# Records

········

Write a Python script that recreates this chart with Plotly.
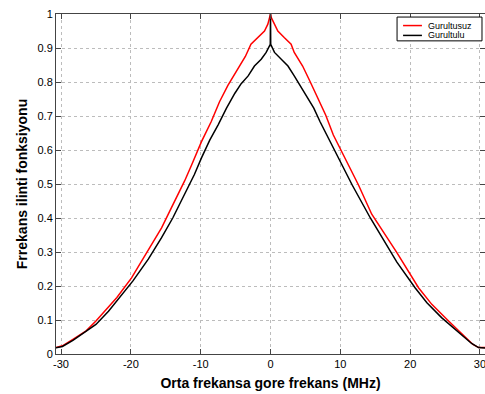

········

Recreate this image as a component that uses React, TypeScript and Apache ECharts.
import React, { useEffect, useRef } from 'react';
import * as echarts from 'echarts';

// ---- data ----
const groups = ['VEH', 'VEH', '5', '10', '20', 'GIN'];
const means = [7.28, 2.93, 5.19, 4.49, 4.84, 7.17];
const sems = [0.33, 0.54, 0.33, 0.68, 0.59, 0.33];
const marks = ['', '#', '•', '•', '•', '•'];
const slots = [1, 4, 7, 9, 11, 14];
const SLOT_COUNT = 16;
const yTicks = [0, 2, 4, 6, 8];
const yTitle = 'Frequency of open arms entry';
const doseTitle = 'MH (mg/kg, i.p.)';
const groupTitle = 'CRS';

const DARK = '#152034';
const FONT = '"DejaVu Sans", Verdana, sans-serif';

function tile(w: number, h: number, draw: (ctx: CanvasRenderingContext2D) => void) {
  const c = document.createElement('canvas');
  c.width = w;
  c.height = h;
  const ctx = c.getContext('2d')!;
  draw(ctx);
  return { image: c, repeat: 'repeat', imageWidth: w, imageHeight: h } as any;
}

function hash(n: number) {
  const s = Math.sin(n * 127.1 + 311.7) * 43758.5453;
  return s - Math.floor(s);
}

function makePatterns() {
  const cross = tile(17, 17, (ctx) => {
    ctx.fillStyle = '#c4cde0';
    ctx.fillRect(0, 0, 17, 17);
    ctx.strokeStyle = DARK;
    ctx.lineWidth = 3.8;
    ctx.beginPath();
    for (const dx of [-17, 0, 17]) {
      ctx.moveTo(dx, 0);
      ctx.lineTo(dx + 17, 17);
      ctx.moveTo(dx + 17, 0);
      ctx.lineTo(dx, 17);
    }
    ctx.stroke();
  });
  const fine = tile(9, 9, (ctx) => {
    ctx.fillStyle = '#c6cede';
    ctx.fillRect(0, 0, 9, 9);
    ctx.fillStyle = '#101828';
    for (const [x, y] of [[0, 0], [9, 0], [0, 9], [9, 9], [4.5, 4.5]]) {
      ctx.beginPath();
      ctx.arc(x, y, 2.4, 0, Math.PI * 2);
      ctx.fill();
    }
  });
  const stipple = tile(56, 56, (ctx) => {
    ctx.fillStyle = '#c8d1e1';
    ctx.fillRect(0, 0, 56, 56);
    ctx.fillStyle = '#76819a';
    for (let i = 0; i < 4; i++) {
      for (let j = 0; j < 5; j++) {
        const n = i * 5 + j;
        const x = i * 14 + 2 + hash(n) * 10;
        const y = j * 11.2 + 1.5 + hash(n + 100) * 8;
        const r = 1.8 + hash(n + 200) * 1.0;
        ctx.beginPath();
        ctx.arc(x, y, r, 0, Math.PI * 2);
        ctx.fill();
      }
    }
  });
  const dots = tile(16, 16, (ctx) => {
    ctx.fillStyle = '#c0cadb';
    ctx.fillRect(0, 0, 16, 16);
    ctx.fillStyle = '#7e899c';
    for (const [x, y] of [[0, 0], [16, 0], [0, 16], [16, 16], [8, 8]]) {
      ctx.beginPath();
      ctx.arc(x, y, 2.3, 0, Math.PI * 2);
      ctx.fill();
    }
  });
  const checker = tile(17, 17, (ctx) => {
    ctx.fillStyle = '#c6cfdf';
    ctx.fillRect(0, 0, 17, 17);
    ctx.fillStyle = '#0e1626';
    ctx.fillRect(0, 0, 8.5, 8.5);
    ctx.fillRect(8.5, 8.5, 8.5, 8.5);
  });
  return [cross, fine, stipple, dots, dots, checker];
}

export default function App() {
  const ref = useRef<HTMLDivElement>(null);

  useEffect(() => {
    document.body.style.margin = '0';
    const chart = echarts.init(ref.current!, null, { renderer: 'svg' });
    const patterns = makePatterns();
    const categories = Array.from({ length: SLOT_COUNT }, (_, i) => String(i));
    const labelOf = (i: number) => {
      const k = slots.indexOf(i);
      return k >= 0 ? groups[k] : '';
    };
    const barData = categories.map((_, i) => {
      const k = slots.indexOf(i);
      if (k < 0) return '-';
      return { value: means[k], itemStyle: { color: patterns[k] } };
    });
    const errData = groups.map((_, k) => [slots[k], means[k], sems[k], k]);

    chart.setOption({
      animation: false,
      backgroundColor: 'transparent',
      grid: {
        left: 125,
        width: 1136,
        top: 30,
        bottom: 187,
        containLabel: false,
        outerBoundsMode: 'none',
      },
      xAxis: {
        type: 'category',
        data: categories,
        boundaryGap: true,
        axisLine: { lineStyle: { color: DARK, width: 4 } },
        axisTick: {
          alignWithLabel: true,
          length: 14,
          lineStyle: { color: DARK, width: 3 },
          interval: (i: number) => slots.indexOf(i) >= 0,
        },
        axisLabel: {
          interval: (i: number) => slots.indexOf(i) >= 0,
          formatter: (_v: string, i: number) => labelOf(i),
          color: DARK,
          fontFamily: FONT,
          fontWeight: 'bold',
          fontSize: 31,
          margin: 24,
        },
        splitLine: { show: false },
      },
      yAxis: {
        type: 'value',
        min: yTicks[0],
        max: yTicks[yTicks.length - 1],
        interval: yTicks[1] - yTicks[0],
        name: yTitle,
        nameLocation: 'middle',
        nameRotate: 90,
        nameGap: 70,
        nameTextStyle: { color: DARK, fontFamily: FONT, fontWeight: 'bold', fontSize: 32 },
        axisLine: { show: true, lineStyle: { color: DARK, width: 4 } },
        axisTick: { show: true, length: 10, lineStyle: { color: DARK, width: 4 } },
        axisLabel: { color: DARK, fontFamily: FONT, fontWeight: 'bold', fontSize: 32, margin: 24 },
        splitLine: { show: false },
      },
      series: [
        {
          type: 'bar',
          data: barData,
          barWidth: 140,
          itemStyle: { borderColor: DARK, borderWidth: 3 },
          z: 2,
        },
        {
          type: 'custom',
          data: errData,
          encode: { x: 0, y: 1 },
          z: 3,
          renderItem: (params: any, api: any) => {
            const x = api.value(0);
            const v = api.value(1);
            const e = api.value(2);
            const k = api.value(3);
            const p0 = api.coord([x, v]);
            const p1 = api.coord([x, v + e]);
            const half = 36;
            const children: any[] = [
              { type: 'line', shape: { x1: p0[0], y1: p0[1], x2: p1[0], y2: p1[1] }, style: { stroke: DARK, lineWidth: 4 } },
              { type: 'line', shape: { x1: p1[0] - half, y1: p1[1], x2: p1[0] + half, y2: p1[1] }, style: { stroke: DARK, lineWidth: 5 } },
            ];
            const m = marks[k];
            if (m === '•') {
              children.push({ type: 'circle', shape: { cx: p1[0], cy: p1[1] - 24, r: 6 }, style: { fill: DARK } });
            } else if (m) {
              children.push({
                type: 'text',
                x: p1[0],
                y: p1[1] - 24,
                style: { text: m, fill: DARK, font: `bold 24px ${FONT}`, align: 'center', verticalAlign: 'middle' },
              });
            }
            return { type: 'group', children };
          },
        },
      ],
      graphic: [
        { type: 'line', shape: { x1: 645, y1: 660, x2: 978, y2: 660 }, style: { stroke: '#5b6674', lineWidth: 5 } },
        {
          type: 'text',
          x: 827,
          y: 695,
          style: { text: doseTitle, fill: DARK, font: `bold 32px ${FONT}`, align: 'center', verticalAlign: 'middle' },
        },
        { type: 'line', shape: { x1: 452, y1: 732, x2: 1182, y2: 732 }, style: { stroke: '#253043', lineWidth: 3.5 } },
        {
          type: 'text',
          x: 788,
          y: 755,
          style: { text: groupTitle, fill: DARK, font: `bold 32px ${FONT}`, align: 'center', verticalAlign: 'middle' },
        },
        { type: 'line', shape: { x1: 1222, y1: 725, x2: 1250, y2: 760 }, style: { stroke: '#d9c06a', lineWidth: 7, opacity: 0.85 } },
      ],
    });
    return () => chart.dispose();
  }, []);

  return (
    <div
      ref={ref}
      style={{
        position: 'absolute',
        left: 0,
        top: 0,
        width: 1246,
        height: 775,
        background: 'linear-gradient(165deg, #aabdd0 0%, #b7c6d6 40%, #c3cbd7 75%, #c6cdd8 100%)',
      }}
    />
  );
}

········

From the listing, copy each line containing the word "that".

# Output of the exercise
Write a Python script that recreates this chart with Plotly.
Recreate this image as a component that uses React, TypeScript and Apache ECharts.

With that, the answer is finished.